Posted on:2002-07-05Degree:Ph.DType:Thesis
University:The University of New Brunswick (Canada)Candidate:Nurullah, Abu Masud MohammedFull Text:PDF
GTID:2463390011993828Subject:Agriculture
Abstract/Summary:
This thesis has developed a metaheuristic model, i.e. methodology, based on tabu search principles. To develop this model, a forest landscape management design problem was characterized by a set of six aspatial and spatial objectives that included gross timber volume, periodic volume flow, minimum and maximum harvest block size limits, harvest adjacency delay, age class composition and patch-size distribution. All objectives were addressed over an 80-year planning horizon. Unique to this model is a partial move-evaluation scheme guided by dynamic memory structures and an oscillating objective weighting scheme.; The model was evaluated with two case studies. The first involved four hypothetical forests, each comprised of 987 stands (19,740 ha) and representing a unique combination of age class structure and their spatial arrangements. Achievement levels of the six objectives varied depending upon initial forest conditions and harvest level, ranging from close to 100% to as low as 50% of the specified targets.

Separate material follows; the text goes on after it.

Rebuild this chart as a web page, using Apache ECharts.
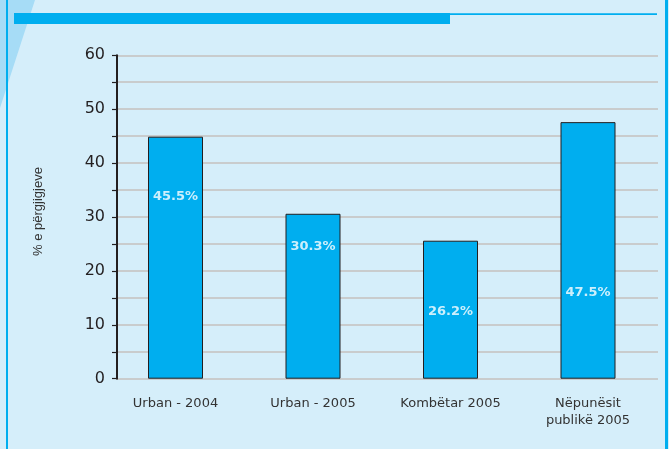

These results, however, were reasonable and explained. The first case study helped validate the model's outcomes, while also showing the influence of initial spatial forest structure on objective achievement. In a second case study, a real forest of 11,000 stands (52,000 ha) was used. In this forest, the model was able to maintain all objectives close to 100%, except for the gross volume and periodic flow objectives that were achieved at only 70% levels. Given the forest's initial age class structure and spatial pattern of operable areas, the results were reasonable and explained. The second case study demonstrated the model's performance on a realistic problem size. For this case, the model took 14–20 hours of CPU time on a Pentium III 733 MHz computer to complete a single run of 5,000 iterations while examining a maximum of 30–50 solutions per iteration.; Both case studies showed that a well-designed tabu search metaheuristic can provide good solutions to complex forest landscape management design problems. While the model in the thesis generated solutions that were reasonable and explainable, it did not guarantee an optimal solution. Nonetheless, the model is flexible and easily extensible to a wide range of problems in forest landscape management design.